The access by Musk’s DOGE team represents the widest-known compromise of federal government-held data by a private group of individuals — and little has gotten in their way.
Much of DOGE’s work is avoiding oversight and transparency, leaving open questions around whether cybersecurity and privacy practices are being followed. It’s unclear whether DOGE staffers are following the procedures to keep this data from being accessed by other people, or if any other steps are being taken to protect the sensitive data on Americans.
So far, the evidence suggests that security is not top of mind.
For example, a DOGE staffer reportedly used a personal Gmail account to access a government call, and a newly filed lawsuit by federal whistleblowers claims DOGE ordered an unauthorized email server to be connected to the government network, which violates federal privacy law. DOGE staffers are also said to be feeding sensitive data from at least one government department into AI software.
Whether DOGE staffers are bad actors misses part of the point. Acts of subterfuge, espionage, or ignorance could produce the same suboptimal outcome: exposure or loss of the nation’s sensitive datasets.
Questions remain about what level of security clearance the DOGE staff have and whether their interim security clearance gives them the authority to demand access to restricted federal systems. On returning to office, Trump signed an executive order allowing administration officials to grant “top secret” and compartmentalized security clearance to individuals on an interim basis with little to no substantial vetting, a sharp departure from long-established protocols.
There are untold security risks that come from granting access to the inner data core of the U.S. government to a group of unelected and private individuals with spurious vetting.

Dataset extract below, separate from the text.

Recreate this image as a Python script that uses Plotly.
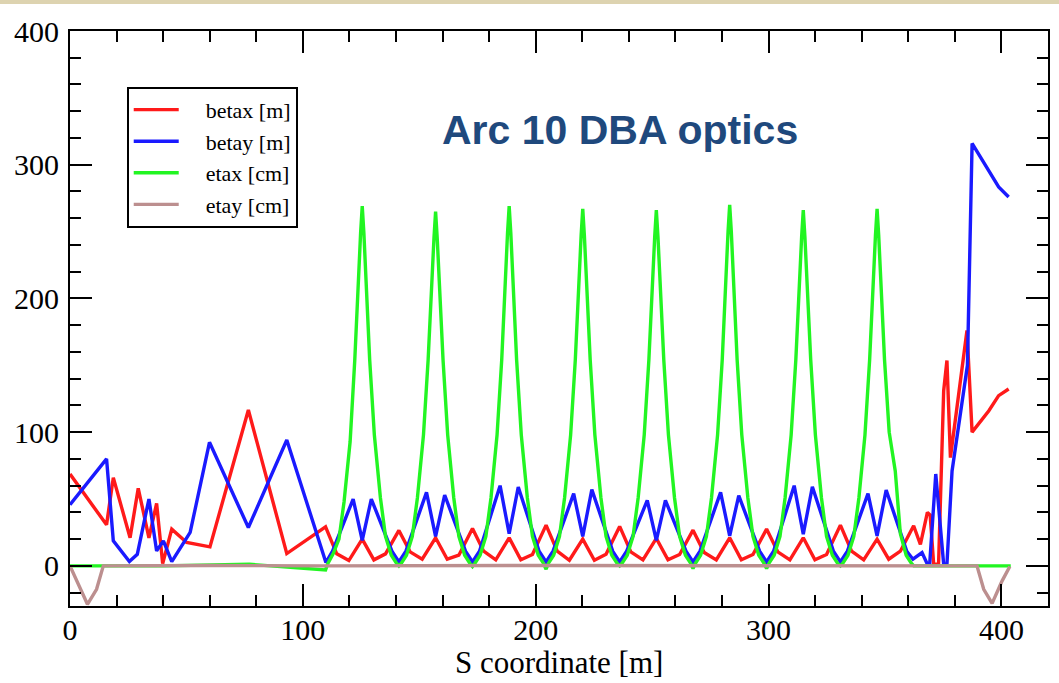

To name just a couple of things that could go wrong: Accessing the government network from a non-approved computer harboring malware can compromise other devices on the federal network and allow the theft of sensitive government information, regardless of whether it is classified. And the mishandling of personal information on devices or cloud environments that have not met the standards of the government’s top security specifications, or use the strongest security controls, puts that data at risk of further compromise or leak.
These are not unlikely scenarios; these kinds of breaches happen all the time.
The access also puts relationships with the United States and its diplomatic allies on shaky ground. Allied nations may not want to share intelligence with the U.S. government if they think the information could leak, spill into the public domain, or otherwise get lost as a result of the breakdown in cybersecurity practices aimed at protecting sensitive information.
In reality, the cybersecurity consequences of DOGE’s ongoing access to federal departments and datasets may not be known for some time.